What the exercise asks -
Output the material exactly, but drop every image it holds.

──────────────────────────────

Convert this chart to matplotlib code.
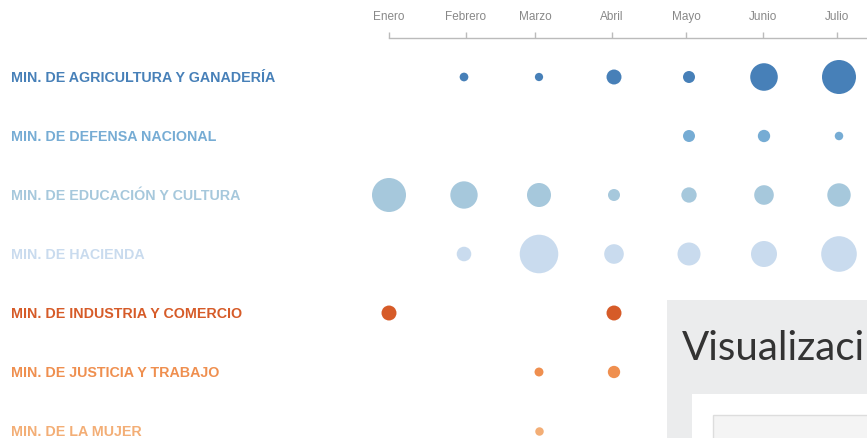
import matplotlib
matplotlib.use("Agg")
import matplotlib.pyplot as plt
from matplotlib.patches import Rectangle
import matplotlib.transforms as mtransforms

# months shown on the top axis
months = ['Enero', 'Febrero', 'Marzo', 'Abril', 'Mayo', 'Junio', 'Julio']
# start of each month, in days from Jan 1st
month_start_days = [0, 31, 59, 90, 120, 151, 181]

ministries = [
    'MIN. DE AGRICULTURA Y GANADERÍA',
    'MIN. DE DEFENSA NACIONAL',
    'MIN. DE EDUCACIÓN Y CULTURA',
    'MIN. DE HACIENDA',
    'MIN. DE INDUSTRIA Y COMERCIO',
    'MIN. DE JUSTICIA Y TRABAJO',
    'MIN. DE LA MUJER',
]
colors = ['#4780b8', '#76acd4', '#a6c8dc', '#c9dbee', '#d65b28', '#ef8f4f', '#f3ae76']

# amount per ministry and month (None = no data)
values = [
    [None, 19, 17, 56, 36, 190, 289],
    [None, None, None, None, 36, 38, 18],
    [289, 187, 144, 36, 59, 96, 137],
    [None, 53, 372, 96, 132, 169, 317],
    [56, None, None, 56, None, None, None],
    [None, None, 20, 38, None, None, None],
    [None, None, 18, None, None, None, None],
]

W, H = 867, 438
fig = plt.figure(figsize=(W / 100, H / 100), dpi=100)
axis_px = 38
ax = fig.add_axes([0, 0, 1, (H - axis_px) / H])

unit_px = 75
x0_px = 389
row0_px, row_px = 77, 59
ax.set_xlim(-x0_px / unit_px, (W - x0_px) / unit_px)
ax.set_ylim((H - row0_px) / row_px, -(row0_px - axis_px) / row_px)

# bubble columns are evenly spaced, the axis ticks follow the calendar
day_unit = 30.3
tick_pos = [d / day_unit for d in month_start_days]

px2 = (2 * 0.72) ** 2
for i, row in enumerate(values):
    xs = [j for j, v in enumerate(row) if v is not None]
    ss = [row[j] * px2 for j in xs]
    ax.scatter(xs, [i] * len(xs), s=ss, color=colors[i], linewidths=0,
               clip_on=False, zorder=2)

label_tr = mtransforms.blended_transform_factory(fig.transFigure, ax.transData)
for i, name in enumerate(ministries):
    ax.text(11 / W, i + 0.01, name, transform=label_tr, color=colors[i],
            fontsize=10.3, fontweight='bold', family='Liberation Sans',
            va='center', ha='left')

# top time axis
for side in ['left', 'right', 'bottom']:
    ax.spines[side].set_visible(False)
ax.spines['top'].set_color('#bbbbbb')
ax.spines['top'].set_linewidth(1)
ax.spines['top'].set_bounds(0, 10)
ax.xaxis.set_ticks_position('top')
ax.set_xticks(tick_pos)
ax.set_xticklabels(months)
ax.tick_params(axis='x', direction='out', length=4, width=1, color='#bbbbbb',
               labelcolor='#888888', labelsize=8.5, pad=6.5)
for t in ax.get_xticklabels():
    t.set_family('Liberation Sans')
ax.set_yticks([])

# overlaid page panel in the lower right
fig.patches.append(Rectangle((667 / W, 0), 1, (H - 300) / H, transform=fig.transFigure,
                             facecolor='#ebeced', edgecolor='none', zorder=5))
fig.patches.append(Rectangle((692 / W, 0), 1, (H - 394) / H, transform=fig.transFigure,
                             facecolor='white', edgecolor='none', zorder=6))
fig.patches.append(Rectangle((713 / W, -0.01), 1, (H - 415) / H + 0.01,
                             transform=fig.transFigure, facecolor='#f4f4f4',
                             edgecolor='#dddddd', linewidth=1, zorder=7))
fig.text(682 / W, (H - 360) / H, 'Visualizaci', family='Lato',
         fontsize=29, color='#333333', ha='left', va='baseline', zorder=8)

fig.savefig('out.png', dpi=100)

──────────────────────────────

Response for this exercise -
Convert this chart to matplotlib code.
import matplotlib
matplotlib.use("Agg")
import matplotlib.pyplot as plt
from matplotlib.patches import Rectangle
import matplotlib.transforms as mtransforms

# months shown on the top axis
months = ['Enero', 'Febrero', 'Marzo', 'Abril', 'Mayo', 'Junio', 'Julio']
# start of each month, in days from Jan 1st
month_start_days = [0, 31, 59, 90, 120, 151, 181]

ministries = [
    'MIN. DE AGRICULTURA Y GANADERÍA',
    'MIN. DE DEFENSA NACIONAL',
    'MIN. DE EDUCACIÓN Y CULTURA',
    'MIN. DE HACIENDA',
    'MIN. DE INDUSTRIA Y COMERCIO',
    'MIN. DE JUSTICIA Y TRABAJO',
    'MIN. DE LA MUJER',
]
colors = ['#4780b8', '#76acd4', '#a6c8dc', '#c9dbee', '#d65b28', '#ef8f4f', '#f3ae76']

# amount per ministry and month (None = no data)
values = [
    [None, 19, 17, 56, 36, 190, 289],
    [None, None, None, None, 36, 38, 18],
    [289, 187, 144, 36, 59, 96, 137],
    [None, 53, 372, 96, 132, 169, 317],
    [56, None, None, 56, None, None, None],
    [None, None, 20, 38, None, None, None],
    [None, None, 18, None, None, None, None],
]

W, H = 867, 438
fig = plt.figure(figsize=(W / 100, H / 100), dpi=100)
axis_px = 38
ax = fig.add_axes([0, 0, 1, (H - axis_px) / H])

unit_px = 75
x0_px = 389
row0_px, row_px = 77, 59
ax.set_xlim(-x0_px / unit_px, (W - x0_px) / unit_px)
ax.set_ylim((H - row0_px) / row_px, -(row0_px - axis_px) / row_px)

# bubble columns are evenly spaced, the axis ticks follow the calendar
day_unit = 30.3
tick_pos = [d / day_unit for d in month_start_days]

px2 = (2 * 0.72) ** 2
for i, row in enumerate(values):
    xs = [j for j, v in enumerate(row) if v is not None]
    ss = [row[j] * px2 for j in xs]
    ax.scatter(xs, [i] * len(xs), s=ss, color=colors[i], linewidths=0,
               clip_on=False, zorder=2)

label_tr = mtransforms.blended_transform_factory(fig.transFigure, ax.transData)
for i, name in enumerate(ministries):
    ax.text(11 / W, i + 0.01, name, transform=label_tr, color=colors[i],
            fontsize=10.3, fontweight='bold', family='Liberation Sans',
            va='center', ha='left')

# top time axis
for side in ['left', 'right', 'bottom']:
    ax.spines[side].set_visible(False)
ax.spines['top'].set_color('#bbbbbb')
ax.spines['top'].set_linewidth(1)
ax.spines['top'].set_bounds(0, 10)
ax.xaxis.set_ticks_position('top')
ax.set_xticks(tick_pos)
ax.set_xticklabels(months)
ax.tick_params(axis='x', direction='out', length=4, width=1, color='#bbbbbb',
               labelcolor='#888888', labelsize=8.5, pad=6.5)
for t in ax.get_xticklabels():
    t.set_family('Liberation Sans')
ax.set_yticks([])

# overlaid page panel in the lower right
fig.patches.append(Rectangle((667 / W, 0), 1, (H - 300) / H, transform=fig.transFigure,
                             facecolor='#ebeced', edgecolor='none', zorder=5))
fig.patches.append(Rectangle((692 / W, 0), 1, (H - 394) / H, transform=fig.transFigure,
                             facecolor='white', edgecolor='none', zorder=6))
fig.patches.append(Rectangle((713 / W, -0.01), 1, (H - 415) / H + 0.01,
                             transform=fig.transFigure, facecolor='#f4f4f4',
                             edgecolor='#dddddd', linewidth=1, zorder=7))
fig.text(682 / W, (H - 360) / H, 'Visualizaci', family='Lato',
         fontsize=29, color='#333333', ha='left', va='baseline', zorder=8)

fig.savefig('out.png', dpi=100)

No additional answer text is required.